* _Brief_: Retype only the lines from the one containing "Write the seaborn" through the one containing "return [l /", both included, word for word. Pictures stay out of the copy.

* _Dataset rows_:
--- BEGIN ---

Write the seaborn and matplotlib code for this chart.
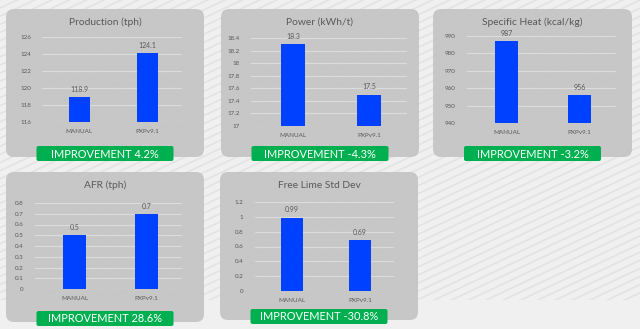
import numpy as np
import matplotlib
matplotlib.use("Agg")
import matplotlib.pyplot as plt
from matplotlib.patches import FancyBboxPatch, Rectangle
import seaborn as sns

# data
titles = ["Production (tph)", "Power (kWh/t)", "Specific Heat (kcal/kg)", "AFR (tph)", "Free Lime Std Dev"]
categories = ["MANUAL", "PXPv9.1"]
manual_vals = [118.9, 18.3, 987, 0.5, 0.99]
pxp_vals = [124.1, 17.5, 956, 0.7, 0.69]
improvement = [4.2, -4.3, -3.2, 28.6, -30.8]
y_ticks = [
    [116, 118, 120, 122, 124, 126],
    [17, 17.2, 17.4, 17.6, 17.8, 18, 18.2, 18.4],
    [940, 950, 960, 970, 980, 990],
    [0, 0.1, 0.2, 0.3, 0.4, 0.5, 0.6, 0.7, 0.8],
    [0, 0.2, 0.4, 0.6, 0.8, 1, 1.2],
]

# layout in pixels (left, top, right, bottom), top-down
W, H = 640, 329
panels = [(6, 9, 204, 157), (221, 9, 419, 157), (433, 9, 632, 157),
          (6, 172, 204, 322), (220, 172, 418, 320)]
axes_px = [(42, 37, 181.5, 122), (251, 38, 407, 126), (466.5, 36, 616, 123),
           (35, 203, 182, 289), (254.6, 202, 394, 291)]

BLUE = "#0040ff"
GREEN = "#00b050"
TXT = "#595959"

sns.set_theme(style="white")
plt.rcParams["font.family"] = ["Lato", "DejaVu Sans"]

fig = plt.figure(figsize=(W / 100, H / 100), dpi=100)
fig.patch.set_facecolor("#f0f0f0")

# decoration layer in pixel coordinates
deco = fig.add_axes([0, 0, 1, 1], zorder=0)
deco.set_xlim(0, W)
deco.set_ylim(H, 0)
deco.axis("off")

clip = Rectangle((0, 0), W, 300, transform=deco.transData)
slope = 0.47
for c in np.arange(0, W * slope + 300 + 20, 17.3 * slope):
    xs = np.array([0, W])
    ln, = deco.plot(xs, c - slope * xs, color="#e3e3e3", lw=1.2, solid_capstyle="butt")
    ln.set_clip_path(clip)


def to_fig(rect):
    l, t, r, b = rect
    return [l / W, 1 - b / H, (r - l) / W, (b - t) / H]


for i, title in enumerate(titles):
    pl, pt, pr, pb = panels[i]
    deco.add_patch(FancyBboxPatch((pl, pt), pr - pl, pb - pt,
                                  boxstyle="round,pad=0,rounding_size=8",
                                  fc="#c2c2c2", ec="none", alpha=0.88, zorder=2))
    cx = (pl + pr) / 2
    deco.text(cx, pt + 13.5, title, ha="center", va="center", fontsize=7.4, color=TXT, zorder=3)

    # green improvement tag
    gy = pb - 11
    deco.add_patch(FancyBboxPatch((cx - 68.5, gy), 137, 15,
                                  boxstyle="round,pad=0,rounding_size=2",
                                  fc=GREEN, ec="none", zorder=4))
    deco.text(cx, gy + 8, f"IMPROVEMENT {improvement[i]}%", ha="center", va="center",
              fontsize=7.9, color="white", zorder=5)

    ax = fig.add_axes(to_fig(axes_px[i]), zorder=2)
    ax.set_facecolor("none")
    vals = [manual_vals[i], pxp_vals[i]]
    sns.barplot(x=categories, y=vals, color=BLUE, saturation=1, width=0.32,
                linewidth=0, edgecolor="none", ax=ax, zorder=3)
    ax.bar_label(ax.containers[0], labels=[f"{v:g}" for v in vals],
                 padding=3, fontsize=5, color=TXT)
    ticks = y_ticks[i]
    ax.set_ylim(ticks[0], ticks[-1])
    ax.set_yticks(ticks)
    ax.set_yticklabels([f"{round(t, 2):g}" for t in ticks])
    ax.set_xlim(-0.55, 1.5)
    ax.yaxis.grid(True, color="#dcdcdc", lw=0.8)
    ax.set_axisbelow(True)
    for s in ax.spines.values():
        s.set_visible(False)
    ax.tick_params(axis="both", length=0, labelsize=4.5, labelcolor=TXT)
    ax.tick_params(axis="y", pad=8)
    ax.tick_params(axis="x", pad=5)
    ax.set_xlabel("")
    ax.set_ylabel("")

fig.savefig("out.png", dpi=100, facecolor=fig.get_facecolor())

--- END ---
--- BEGIN ---

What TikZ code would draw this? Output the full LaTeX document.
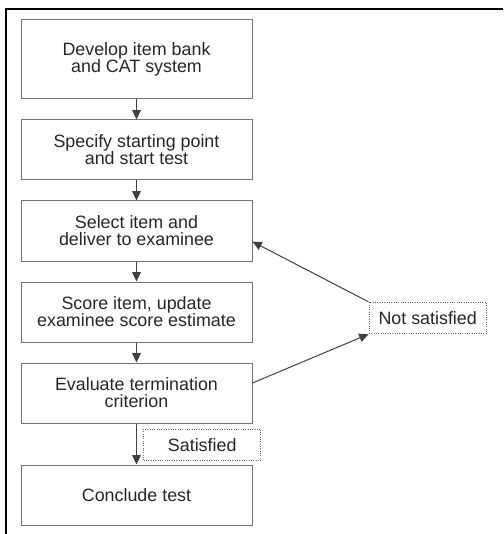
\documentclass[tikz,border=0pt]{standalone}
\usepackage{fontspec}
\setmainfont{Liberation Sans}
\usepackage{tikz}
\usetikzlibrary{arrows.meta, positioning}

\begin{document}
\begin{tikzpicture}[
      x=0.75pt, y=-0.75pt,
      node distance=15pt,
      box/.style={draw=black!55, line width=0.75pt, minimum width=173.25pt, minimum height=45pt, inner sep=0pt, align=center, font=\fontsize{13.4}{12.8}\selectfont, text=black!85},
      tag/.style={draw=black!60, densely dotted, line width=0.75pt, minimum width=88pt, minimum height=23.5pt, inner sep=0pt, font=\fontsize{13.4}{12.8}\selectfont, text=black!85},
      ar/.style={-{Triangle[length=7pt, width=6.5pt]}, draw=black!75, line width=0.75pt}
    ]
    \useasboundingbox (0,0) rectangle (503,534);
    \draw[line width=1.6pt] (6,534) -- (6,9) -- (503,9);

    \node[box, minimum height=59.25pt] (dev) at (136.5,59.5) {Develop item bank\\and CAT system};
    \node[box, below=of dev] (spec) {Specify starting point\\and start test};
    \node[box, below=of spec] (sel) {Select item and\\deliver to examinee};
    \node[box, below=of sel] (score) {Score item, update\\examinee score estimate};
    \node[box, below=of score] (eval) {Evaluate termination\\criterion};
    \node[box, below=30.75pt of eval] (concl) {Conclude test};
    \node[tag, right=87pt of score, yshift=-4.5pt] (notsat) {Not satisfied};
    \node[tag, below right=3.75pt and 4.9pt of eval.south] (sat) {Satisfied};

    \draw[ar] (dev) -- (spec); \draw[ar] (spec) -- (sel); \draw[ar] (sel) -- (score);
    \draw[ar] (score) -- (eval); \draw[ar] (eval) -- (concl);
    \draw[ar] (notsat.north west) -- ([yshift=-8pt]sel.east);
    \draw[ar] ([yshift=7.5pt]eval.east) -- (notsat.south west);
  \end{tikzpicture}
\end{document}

--- END ---

* _Expected answer_:
Write the seaborn and matplotlib code for this chart.
import numpy as np
import matplotlib
matplotlib.use("Agg")
import matplotlib.pyplot as plt
from matplotlib.patches import FancyBboxPatch, Rectangle
import seaborn as sns

# data
titles = ["Production (tph)", "Power (kWh/t)", "Specific Heat (kcal/kg)", "AFR (tph)", "Free Lime Std Dev"]
categories = ["MANUAL", "PXPv9.1"]
manual_vals = [118.9, 18.3, 987, 0.5, 0.99]
pxp_vals = [124.1, 17.5, 956, 0.7, 0.69]
improvement = [4.2, -4.3, -3.2, 28.6, -30.8]
y_ticks = [
    [116, 118, 120, 122, 124, 126],
    [17, 17.2, 17.4, 17.6, 17.8, 18, 18.2, 18.4],
    [940, 950, 960, 970, 980, 990],
    [0, 0.1, 0.2, 0.3, 0.4, 0.5, 0.6, 0.7, 0.8],
    [0, 0.2, 0.4, 0.6, 0.8, 1, 1.2],
]

# layout in pixels (left, top, right, bottom), top-down
W, H = 640, 329
panels = [(6, 9, 204, 157), (221, 9, 419, 157), (433, 9, 632, 157),
          (6, 172, 204, 322), (220, 172, 418, 320)]
axes_px = [(42, 37, 181.5, 122), (251, 38, 407, 126), (466.5, 36, 616, 123),
           (35, 203, 182, 289), (254.6, 202, 394, 291)]

BLUE = "#0040ff"
GREEN = "#00b050"
TXT = "#595959"

sns.set_theme(style="white")
plt.rcParams["font.family"] = ["Lato", "DejaVu Sans"]

fig = plt.figure(figsize=(W / 100, H / 100), dpi=100)
fig.patch.set_facecolor("#f0f0f0")

# decoration layer in pixel coordinates
deco = fig.add_axes([0, 0, 1, 1], zorder=0)
deco.set_xlim(0, W)
deco.set_ylim(H, 0)
deco.axis("off")

clip = Rectangle((0, 0), W, 300, transform=deco.transData)
slope = 0.47
for c in np.arange(0, W * slope + 300 + 20, 17.3 * slope):
    xs = np.array([0, W])
    ln, = deco.plot(xs, c - slope * xs, color="#e3e3e3", lw=1.2, solid_capstyle="butt")
    ln.set_clip_path(clip)


def to_fig(rect):
    l, t, r, b = rect
    return [l / W, 1 - b / H, (r - l) / W, (b - t) / H]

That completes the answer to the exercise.